The lag defense: Israel's military-tech talent pipeline, strong startup ecosystem culture, institutional relationships, and cyber/defense procurement create real but time-limited moats. The Talpiot program and elite intelligence unit graduates provide a deep reservoir of high-skill human capital that remains viable longer than most.

The timeline: The DT is not coming. It's here. This article, from this week, describes it.

The structural reality: Israeli tech is becoming a high-value, low-employment sector. This is not a transition. This is the destination. The $1.1 billion and the 1,000 layoffs are not contradictory signals—they are the same signal.


SURVIVAL IMPLICATION

For Israeli tech workers: Sovereign or Servitor or Hyena. There is no第四条路径 (fourth path) here in the mass employment sense. The companies raising money are buying AI that will make human engineers fewer and more specialized.

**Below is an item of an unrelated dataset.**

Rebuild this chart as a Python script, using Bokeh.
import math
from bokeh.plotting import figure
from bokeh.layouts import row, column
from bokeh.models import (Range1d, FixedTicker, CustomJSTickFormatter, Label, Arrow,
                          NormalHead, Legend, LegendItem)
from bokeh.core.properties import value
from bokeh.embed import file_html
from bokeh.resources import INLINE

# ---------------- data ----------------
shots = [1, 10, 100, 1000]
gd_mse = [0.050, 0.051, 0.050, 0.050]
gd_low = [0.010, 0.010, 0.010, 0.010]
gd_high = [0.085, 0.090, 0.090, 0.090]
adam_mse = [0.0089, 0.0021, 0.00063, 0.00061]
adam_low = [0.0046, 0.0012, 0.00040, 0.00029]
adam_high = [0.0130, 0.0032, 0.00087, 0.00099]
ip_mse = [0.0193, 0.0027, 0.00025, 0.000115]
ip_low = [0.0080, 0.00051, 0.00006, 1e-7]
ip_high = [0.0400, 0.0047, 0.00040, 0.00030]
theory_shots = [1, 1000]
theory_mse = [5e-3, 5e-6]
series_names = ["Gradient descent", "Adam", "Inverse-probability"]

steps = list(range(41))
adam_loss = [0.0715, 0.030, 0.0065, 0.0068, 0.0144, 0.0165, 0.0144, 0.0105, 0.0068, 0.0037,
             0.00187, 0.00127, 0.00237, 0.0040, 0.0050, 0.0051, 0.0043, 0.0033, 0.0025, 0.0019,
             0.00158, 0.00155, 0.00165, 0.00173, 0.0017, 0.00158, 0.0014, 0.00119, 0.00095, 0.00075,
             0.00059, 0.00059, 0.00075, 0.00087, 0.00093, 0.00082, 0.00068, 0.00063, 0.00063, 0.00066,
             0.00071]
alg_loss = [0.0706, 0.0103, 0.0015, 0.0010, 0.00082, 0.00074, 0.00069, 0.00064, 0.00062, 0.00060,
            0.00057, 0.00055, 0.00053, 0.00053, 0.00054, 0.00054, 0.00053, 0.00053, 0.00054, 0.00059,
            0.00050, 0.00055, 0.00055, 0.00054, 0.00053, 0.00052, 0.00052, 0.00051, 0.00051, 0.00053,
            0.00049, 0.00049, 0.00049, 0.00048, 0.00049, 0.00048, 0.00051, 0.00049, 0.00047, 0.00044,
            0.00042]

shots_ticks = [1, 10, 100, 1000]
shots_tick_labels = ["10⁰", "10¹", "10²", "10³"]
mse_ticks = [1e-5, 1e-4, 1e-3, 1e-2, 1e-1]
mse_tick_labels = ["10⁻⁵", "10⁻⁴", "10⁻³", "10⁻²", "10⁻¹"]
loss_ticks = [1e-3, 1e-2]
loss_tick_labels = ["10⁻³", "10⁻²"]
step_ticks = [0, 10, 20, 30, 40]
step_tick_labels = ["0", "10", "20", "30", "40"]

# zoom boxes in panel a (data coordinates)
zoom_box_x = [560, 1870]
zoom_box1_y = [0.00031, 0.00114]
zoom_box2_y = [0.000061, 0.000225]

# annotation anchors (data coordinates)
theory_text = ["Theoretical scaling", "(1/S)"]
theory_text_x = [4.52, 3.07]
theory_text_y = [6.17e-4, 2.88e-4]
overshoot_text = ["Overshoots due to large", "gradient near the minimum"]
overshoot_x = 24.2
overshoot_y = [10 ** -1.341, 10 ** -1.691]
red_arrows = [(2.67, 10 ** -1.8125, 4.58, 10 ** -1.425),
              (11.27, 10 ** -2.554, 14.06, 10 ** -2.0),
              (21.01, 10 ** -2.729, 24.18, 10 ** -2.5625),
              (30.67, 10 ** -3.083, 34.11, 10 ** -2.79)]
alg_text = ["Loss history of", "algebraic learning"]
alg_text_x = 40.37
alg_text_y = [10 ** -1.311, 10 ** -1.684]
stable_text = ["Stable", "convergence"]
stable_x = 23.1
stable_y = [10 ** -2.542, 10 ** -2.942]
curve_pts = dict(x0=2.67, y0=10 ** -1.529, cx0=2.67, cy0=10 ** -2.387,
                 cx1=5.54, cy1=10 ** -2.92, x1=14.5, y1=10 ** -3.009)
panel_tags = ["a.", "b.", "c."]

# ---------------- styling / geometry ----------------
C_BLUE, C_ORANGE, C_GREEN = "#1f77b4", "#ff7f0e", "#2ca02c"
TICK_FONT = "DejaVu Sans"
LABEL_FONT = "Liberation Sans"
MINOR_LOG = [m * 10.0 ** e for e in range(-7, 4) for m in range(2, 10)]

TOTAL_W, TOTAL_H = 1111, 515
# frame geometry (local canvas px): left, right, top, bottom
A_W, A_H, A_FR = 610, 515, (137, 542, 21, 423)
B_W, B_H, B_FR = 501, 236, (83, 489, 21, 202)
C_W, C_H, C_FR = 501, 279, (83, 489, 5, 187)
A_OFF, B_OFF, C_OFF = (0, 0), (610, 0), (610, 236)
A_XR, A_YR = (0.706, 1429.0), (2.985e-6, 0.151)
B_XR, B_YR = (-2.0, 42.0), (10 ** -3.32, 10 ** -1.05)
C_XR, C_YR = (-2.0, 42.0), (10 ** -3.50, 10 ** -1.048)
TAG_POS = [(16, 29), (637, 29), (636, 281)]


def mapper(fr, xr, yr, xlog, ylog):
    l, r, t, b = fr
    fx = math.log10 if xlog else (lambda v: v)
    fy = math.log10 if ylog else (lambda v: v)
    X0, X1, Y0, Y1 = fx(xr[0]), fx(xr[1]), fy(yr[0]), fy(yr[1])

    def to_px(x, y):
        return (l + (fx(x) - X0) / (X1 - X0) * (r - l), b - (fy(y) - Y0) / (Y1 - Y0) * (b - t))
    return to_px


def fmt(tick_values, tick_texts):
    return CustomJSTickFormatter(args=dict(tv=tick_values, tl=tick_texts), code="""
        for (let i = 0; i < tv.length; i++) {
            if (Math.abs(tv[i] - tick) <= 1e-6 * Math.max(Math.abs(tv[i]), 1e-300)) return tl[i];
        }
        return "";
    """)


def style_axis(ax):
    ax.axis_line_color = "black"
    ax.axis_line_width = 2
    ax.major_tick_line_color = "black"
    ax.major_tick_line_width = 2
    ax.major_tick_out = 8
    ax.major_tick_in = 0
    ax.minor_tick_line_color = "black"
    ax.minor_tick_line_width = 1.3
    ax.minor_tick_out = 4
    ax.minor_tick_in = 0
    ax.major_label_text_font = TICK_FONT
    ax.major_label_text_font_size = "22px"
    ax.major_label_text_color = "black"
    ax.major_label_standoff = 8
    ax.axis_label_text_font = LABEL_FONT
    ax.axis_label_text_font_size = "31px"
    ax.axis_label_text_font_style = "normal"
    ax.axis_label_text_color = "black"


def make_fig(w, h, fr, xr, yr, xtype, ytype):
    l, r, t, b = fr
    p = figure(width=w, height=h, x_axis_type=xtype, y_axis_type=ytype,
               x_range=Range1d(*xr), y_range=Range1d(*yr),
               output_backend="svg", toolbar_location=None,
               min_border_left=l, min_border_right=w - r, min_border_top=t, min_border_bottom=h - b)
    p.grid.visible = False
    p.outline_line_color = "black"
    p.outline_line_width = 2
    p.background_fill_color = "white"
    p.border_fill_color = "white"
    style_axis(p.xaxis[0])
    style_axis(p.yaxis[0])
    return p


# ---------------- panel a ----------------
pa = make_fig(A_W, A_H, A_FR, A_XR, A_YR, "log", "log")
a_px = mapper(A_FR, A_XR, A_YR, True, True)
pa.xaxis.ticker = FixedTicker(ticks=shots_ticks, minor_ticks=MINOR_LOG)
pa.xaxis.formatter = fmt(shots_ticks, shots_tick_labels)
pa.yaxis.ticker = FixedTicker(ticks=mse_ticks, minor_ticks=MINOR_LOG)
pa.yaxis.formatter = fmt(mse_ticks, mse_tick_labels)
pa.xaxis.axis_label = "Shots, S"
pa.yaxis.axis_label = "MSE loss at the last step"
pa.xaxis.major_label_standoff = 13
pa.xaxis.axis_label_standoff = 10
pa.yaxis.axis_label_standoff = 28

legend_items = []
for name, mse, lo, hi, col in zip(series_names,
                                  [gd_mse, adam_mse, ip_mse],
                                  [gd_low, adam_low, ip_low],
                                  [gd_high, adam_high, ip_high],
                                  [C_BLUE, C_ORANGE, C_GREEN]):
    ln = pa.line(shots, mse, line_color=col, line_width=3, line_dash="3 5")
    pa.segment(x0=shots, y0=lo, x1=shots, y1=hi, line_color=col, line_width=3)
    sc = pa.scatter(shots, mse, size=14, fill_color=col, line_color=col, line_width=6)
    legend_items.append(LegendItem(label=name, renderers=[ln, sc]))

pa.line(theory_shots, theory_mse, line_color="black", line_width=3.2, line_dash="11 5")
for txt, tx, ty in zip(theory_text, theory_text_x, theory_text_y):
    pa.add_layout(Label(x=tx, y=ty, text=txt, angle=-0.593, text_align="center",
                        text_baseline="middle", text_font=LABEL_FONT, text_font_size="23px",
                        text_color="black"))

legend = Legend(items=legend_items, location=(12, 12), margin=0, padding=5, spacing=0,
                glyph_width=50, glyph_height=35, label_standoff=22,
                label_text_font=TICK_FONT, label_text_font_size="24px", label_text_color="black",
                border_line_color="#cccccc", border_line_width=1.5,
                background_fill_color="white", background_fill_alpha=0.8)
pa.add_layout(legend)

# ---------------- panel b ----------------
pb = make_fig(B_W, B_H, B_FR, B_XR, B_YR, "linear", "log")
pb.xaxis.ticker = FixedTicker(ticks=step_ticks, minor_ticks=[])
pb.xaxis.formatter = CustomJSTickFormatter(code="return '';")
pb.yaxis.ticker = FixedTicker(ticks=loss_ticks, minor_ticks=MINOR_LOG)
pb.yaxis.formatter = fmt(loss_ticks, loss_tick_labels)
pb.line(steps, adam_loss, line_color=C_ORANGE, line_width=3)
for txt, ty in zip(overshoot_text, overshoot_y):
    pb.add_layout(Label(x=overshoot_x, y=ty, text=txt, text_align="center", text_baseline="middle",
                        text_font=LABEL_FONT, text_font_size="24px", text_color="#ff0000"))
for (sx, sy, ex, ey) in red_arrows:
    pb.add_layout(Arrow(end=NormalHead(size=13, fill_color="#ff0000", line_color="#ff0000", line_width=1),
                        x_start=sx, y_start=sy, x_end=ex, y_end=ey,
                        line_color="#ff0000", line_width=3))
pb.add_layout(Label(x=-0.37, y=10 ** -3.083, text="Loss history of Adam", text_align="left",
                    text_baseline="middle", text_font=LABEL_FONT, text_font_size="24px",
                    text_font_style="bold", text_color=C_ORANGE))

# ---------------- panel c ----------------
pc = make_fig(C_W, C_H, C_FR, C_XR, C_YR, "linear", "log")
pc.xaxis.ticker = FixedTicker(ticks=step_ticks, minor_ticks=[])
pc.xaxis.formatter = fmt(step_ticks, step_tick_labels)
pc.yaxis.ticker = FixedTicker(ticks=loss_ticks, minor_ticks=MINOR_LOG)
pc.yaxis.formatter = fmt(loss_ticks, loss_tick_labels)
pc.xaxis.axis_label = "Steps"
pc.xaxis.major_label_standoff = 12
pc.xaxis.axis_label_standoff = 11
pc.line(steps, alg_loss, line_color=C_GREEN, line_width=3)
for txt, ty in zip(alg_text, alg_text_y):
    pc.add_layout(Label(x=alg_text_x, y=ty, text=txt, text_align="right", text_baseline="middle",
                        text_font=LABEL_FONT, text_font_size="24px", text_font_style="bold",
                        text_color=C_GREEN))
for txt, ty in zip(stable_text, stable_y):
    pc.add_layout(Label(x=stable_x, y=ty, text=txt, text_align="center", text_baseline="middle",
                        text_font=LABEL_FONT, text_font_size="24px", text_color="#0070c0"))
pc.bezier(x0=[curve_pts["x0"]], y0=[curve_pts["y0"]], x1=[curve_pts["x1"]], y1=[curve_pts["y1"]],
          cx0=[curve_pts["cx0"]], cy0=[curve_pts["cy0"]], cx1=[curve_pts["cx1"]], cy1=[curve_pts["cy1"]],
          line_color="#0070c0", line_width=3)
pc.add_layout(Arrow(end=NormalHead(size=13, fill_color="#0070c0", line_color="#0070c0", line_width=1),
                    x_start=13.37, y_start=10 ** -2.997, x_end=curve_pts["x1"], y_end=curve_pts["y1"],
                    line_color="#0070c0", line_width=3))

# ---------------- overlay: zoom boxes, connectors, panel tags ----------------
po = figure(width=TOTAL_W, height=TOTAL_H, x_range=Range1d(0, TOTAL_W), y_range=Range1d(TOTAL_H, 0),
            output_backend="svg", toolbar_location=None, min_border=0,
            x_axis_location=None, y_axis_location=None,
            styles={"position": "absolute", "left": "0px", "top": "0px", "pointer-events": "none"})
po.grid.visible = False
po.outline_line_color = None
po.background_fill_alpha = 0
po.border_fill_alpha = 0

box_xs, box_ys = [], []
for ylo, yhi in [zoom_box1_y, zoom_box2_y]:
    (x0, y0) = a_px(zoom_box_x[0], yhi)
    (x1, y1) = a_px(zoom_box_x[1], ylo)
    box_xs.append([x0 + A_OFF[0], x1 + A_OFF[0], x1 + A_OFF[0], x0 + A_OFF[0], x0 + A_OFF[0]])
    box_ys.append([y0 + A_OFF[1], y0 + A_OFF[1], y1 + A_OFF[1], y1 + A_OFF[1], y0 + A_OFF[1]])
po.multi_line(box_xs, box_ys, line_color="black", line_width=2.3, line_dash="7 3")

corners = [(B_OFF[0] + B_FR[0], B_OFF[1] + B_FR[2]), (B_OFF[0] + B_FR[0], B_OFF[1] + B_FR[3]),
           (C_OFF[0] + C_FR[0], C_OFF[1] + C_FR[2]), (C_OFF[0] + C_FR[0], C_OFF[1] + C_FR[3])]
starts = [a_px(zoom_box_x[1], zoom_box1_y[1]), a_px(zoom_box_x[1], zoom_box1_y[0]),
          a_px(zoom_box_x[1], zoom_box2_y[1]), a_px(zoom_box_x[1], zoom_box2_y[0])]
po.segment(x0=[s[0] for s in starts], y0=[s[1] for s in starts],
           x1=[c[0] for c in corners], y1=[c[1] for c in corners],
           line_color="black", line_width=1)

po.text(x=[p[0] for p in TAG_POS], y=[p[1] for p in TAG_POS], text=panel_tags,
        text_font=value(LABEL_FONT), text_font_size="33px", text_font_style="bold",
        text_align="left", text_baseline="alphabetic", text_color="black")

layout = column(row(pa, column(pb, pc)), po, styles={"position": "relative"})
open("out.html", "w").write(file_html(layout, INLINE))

The laid-off workers are discovering that "tech sector employment" was always partially a proxy for "AI-training-data generation"—a role AI has now superseded.

The 396,000 figure is a peak artifact. It will not grow proportionally with sector value. In the terminal DT framework, it either stabilizes at a small fraction of the workforce needed for meaningful economic participation, or it declines. The article's reassurance that employment remained "broadly stable" is a lagging indicator celebrating the last moment before the denominator permanently decouples from the numerator.

This is not a paradox. This is an autopsy with a press release.